◆ **Problem to work on**
Write out each line exactly as given. Leave the pictures out of your copy.

◆ **Data segment**
╔══

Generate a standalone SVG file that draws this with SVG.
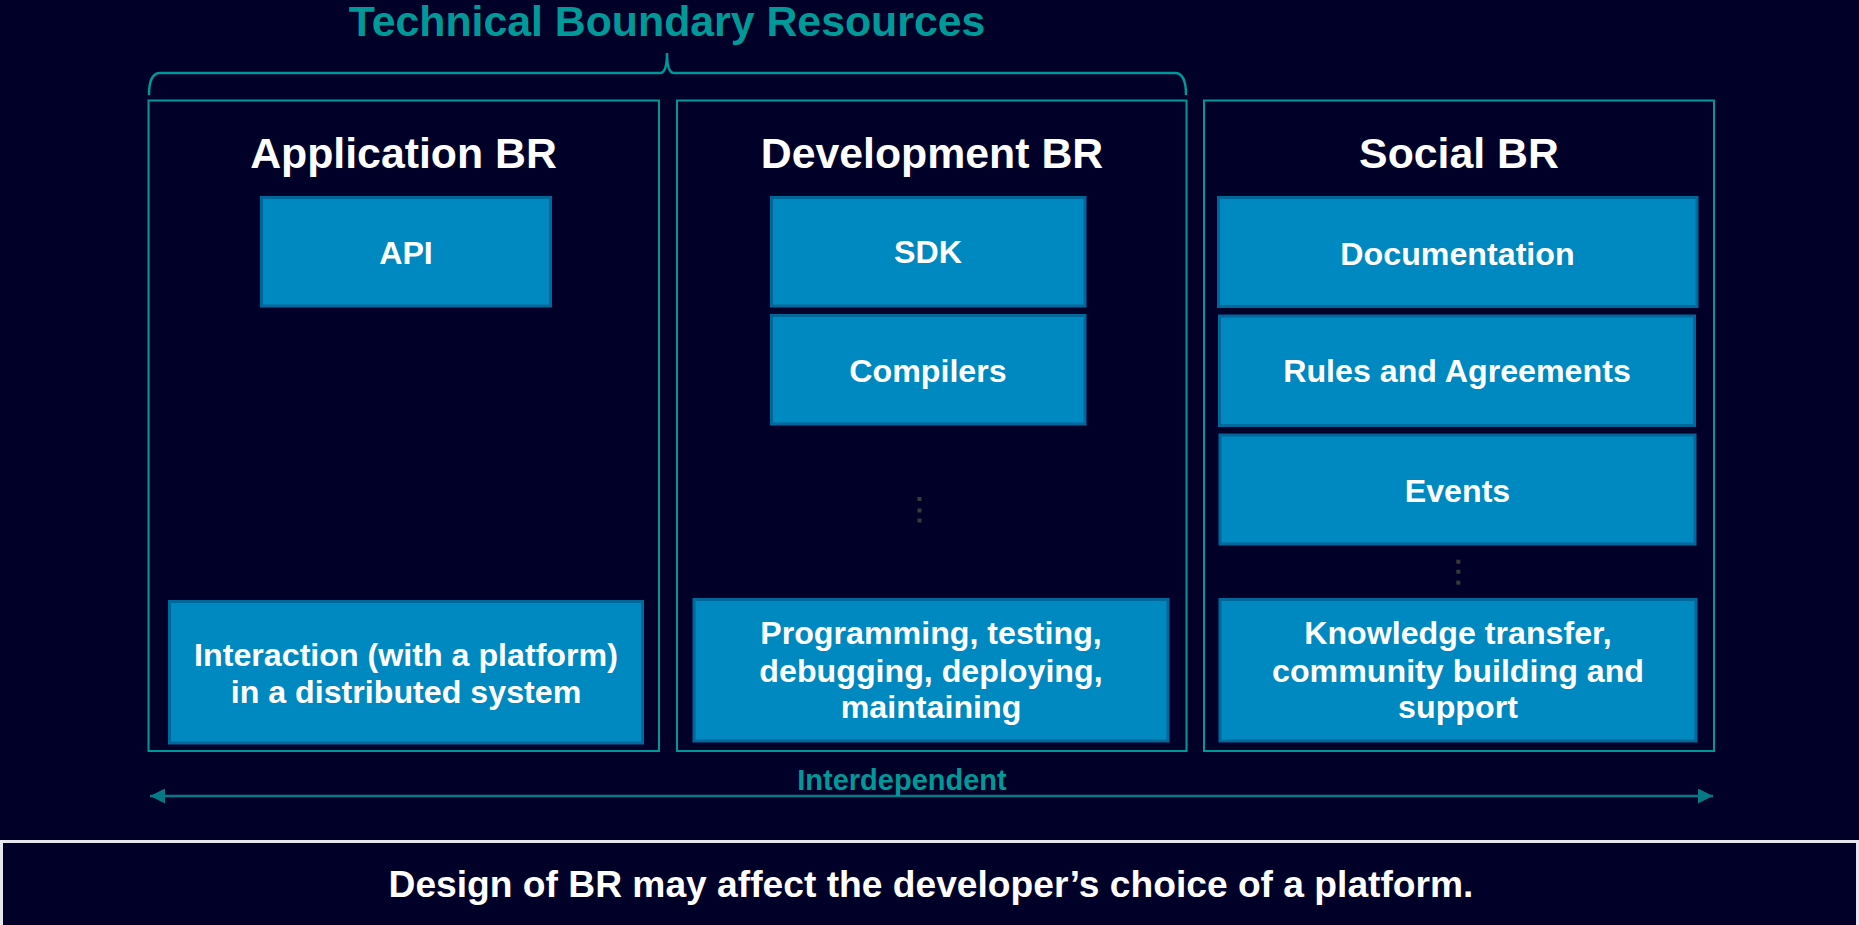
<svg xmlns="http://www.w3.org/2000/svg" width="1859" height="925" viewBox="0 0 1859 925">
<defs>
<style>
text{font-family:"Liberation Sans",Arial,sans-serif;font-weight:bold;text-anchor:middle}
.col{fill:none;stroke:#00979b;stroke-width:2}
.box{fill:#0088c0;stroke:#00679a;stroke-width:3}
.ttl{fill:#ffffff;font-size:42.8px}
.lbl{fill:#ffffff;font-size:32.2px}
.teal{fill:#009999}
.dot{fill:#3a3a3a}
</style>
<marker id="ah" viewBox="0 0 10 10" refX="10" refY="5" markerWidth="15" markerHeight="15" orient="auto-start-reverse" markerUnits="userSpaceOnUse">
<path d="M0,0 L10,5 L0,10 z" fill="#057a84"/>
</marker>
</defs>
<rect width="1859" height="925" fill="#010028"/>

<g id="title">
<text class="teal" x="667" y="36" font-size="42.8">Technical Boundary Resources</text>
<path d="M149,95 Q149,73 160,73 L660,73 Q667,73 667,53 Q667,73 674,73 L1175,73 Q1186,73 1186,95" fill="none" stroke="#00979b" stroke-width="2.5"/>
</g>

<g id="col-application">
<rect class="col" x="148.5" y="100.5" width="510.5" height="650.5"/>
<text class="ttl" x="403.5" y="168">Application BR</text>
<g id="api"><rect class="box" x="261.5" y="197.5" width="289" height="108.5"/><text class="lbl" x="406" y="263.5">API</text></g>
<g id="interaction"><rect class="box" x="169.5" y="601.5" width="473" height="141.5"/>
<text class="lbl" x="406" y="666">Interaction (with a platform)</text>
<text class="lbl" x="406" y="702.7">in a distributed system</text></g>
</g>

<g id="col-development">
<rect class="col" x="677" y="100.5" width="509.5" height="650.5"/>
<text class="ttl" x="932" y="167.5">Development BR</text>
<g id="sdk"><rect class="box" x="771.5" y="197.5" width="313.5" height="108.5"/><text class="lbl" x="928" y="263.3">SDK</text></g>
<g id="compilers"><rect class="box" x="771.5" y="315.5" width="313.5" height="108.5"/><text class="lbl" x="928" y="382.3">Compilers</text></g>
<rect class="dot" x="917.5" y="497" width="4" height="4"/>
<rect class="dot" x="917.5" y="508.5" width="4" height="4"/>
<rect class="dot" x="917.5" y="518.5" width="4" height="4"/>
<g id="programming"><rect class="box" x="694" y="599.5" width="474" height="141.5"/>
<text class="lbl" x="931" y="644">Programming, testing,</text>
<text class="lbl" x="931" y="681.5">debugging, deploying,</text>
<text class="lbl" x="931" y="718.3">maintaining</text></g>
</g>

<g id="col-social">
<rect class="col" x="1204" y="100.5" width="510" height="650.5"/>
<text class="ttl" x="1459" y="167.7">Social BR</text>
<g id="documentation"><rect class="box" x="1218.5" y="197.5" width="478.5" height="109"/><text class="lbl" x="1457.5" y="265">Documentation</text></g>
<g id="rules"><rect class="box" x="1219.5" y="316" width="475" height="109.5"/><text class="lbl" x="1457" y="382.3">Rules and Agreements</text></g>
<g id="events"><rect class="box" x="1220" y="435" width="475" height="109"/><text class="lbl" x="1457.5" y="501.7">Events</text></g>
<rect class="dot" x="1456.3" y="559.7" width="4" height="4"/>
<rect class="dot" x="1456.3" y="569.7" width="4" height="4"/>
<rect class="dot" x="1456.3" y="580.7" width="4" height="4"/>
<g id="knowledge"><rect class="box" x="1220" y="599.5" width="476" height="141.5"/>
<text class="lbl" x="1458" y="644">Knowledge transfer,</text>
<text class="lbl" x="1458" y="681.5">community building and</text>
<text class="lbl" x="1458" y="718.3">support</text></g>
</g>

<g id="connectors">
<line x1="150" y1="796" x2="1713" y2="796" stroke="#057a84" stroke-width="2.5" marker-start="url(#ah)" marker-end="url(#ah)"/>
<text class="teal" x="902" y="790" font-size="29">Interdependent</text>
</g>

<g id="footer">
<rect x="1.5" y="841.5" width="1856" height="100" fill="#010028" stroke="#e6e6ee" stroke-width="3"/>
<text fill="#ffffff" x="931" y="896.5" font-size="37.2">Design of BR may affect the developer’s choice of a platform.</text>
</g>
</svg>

╚══

◆ **Problem solution**
Generate a standalone SVG file that draws this with SVG.
<svg xmlns="http://www.w3.org/2000/svg" width="1859" height="925" viewBox="0 0 1859 925">
<defs>
<style>
text{font-family:"Liberation Sans",Arial,sans-serif;font-weight:bold;text-anchor:middle}
.col{fill:none;stroke:#00979b;stroke-width:2}
.box{fill:#0088c0;stroke:#00679a;stroke-width:3}
.ttl{fill:#ffffff;font-size:42.8px}
.lbl{fill:#ffffff;font-size:32.2px}
.teal{fill:#009999}
.dot{fill:#3a3a3a}
</style>
<marker id="ah" viewBox="0 0 10 10" refX="10" refY="5" markerWidth="15" markerHeight="15" orient="auto-start-reverse" markerUnits="userSpaceOnUse">
<path d="M0,0 L10,5 L0,10 z" fill="#057a84"/>
</marker>
</defs>
<rect width="1859" height="925" fill="#010028"/>

<g id="title">
<text class="teal" x="667" y="36" font-size="42.8">Technical Boundary Resources</text>
<path d="M149,95 Q149,73 160,73 L660,73 Q667,73 667,53 Q667,73 674,73 L1175,73 Q1186,73 1186,95" fill="none" stroke="#00979b" stroke-width="2.5"/>
</g>

<g id="col-application">
<rect class="col" x="148.5" y="100.5" width="510.5" height="650.5"/>
<text class="ttl" x="403.5" y="168">Application BR</text>
<g id="api"><rect class="box" x="261.5" y="197.5" width="289" height="108.5"/><text class="lbl" x="406" y="263.5">API</text></g>
<g id="interaction"><rect class="box" x="169.5" y="601.5" width="473" height="141.5"/>
<text class="lbl" x="406" y="666">Interaction (with a platform)</text>
<text class="lbl" x="406" y="702.7">in a distributed system</text></g>
</g>

<g id="col-development">
<rect class="col" x="677" y="100.5" width="509.5" height="650.5"/>
<text class="ttl" x="932" y="167.5">Development BR</text>
<g id="sdk"><rect class="box" x="771.5" y="197.5" width="313.5" height="108.5"/><text class="lbl" x="928" y="263.3">SDK</text></g>
<g id="compilers"><rect class="box" x="771.5" y="315.5" width="313.5" height="108.5"/><text class="lbl" x="928" y="382.3">Compilers</text></g>
<rect class="dot" x="917.5" y="497" width="4" height="4"/>
<rect class="dot" x="917.5" y="508.5" width="4" height="4"/>
<rect class="dot" x="917.5" y="518.5" width="4" height="4"/>
<g id="programming"><rect class="box" x="694" y="599.5" width="474" height="141.5"/>
<text class="lbl" x="931" y="644">Programming, testing,</text>
<text class="lbl" x="931" y="681.5">debugging, deploying,</text>
<text class="lbl" x="931" y="718.3">maintaining</text></g>
</g>

<g id="col-social">
<rect class="col" x="1204" y="100.5" width="510" height="650.5"/>
<text class="ttl" x="1459" y="167.7">Social BR</text>
<g id="documentation"><rect class="box" x="1218.5" y="197.5" width="478.5" height="109"/><text class="lbl" x="1457.5" y="265">Documentation</text></g>
<g id="rules"><rect class="box" x="1219.5" y="316" width="475" height="109.5"/><text class="lbl" x="1457" y="382.3">Rules and Agreements</text></g>
<g id="events"><rect class="box" x="1220" y="435" width="475" height="109"/><text class="lbl" x="1457.5" y="501.7">Events</text></g>
<rect class="dot" x="1456.3" y="559.7" width="4" height="4"/>
<rect class="dot" x="1456.3" y="569.7" width="4" height="4"/>
<rect class="dot" x="1456.3" y="580.7" width="4" height="4"/>
<g id="knowledge"><rect class="box" x="1220" y="599.5" width="476" height="141.5"/>
<text class="lbl" x="1458" y="644">Knowledge transfer,</text>
<text class="lbl" x="1458" y="681.5">community building and</text>
<text class="lbl" x="1458" y="718.3">support</text></g>
</g>

<g id="connectors">
<line x1="150" y1="796" x2="1713" y2="796" stroke="#057a84" stroke-width="2.5" marker-start="url(#ah)" marker-end="url(#ah)"/>
<text class="teal" x="902" y="790" font-size="29">Interdependent</text>
</g>

<g id="footer">
<rect x="1.5" y="841.5" width="1856" height="100" fill="#010028" stroke="#e6e6ee" stroke-width="3"/>
<text fill="#ffffff" x="931" y="896.5" font-size="37.2">Design of BR may affect the developer’s choice of a platform.</text>
</g>
</svg>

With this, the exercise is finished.